Last Thursday, College Council (CC) sent an e-mail to the entire student body with the subject line “This e-mail is NOT gay.” The e-mail, sent on the behalf of CC and Dean Bolton, warned students of the offensive connotations that homophobic language often elicits. The e-mail said that this type of language serves to promote negative stereotypes, and it encouraged students not to use such slurs in any context.
According to outgoing CC Co-President Emanuel Yekutiel ’11, who was still in the midst of his term when the e-mail was sent out, “While this issue is not new, there were many incidents this fall that were brought to our attention.” He added that the time for change in the use of homophobic language at the College should be now.

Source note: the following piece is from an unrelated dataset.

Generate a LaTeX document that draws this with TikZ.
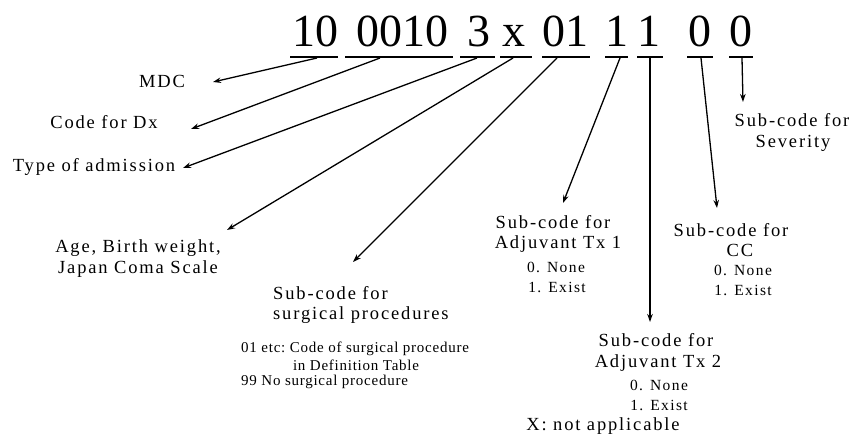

Peter Skipper ’13, member of the outgoing council, said that the aforementioned homophobic incidents were reported mainly by first-years. “Council decided that the best way to address the situation was to attempt to craft an all-campus message that, while not inflammatory or accusatory, was meant to poignantly ask everyone to seriously consider [his or her] own use of language that might be unknowingly or knowingly hurtful,” he said.
The process of drafting the e-mail involved both CC and the Queer Student Union (QSU). “Everyone had an equal stake in the writing of the e-mail,” Yekutiel said. “The entire council and the QSU board were invited to two meetings where we drafted the e-mail.”
Gabrielle Joffe ’11, QSU co-chair, said Yekutiel and outgoing CC Co-President Ifiok Inyang ’11 invited the QSU board to help in the drafting process. “I was very happy to help in the process because hearing the use of that type of language at Williams and off campus is not new to me,” Joffe said. Joffe attended the first meeting in the e-mail drafting process and later represented the QSU board at the CC meeting in which the final draft of the e-mail was voted upon.
Michael Semensi ’13, QSU co-chair, also worked with CC in the drafting process. “I personally wanted to convince [council members] that if they were going to draft an all-campus e-mail regarding homophobia that they should broaden its message to include all derogatory language relating to sexuality and gender.”
The e-mail was presented twice at the weekly CC meetings for revisions. “It was really important that the entire council be involved in the writing of the e-mail, because each of their names were going to be attached to it,” Yekutiel said. “It was important that all council members’ names be attached to the e-mail to show that this was an issue that we are all concerned about.”
There was also a footnote at the end of the e-mail regarding CC’s use of the term “gay.”
“[The QSU board] strongly felt that to only use the term ‘gay’ in the body of the e-mail was not inclusive enough in indicating who was affected by homophobic language on our campus,” Joffe said. Ultimately, when it came time for CC members to finalize the e-mail, they decided to add the footnote, which Joffe called “a great solution.”
Yekutiel said that the question of tone was discussed at length. “We decided that a tone that was strong but not overly abrasive was best,” he said. “There are many people who use homophobic language who either don’t know it is homophobic or claim that it is not meant in that way. People say this all the time about ‘that’s so gay’ – that it has, over time, developed to have its own cultural meaning. Those people may not know or believe that they are saying something homophobic, but they are, plain and simple.”
The e-mail has received many responses and reactions across the campus. Skipper said that while he’s heard positive things, “I’ve also consistently heard the concern that the e-mail itself cannot change the language culture and thus will not effectively curtail the use of homophobic language.”
“I hope everyone got a chance to read it because it meant a lot to so many people,” Joffe said. “I personally got several very positive responses after the e-mail was sent.”
Yekutiel said that many people have been appreciative that such an e-mail was sent out, highlighting an issue that is often swept aside. “I am sure that there are people out there that will continue using homophobic language like ‘that’s so gay,’ but now they use it knowing that the more they use it, the less they will belong to the Williams community that is quickly becoming more aware of this issue.”
Yekutiel said that CC and other members of the student body will continue to address the issue “until it stops for good.”
Skipper added, “I don’t think Council ever expected this e-mail to completely ‘solve’ this problem, but it is a first step in the right direction.”
“My hope is that students might individually think about each other even more,” Bolton said. “I hope that if someone says something hurtful in an individual conversation, a friend will be able to raise it with them later. There may be a larger campus-wide conversation, but I think those individual conversations might be the most productive.”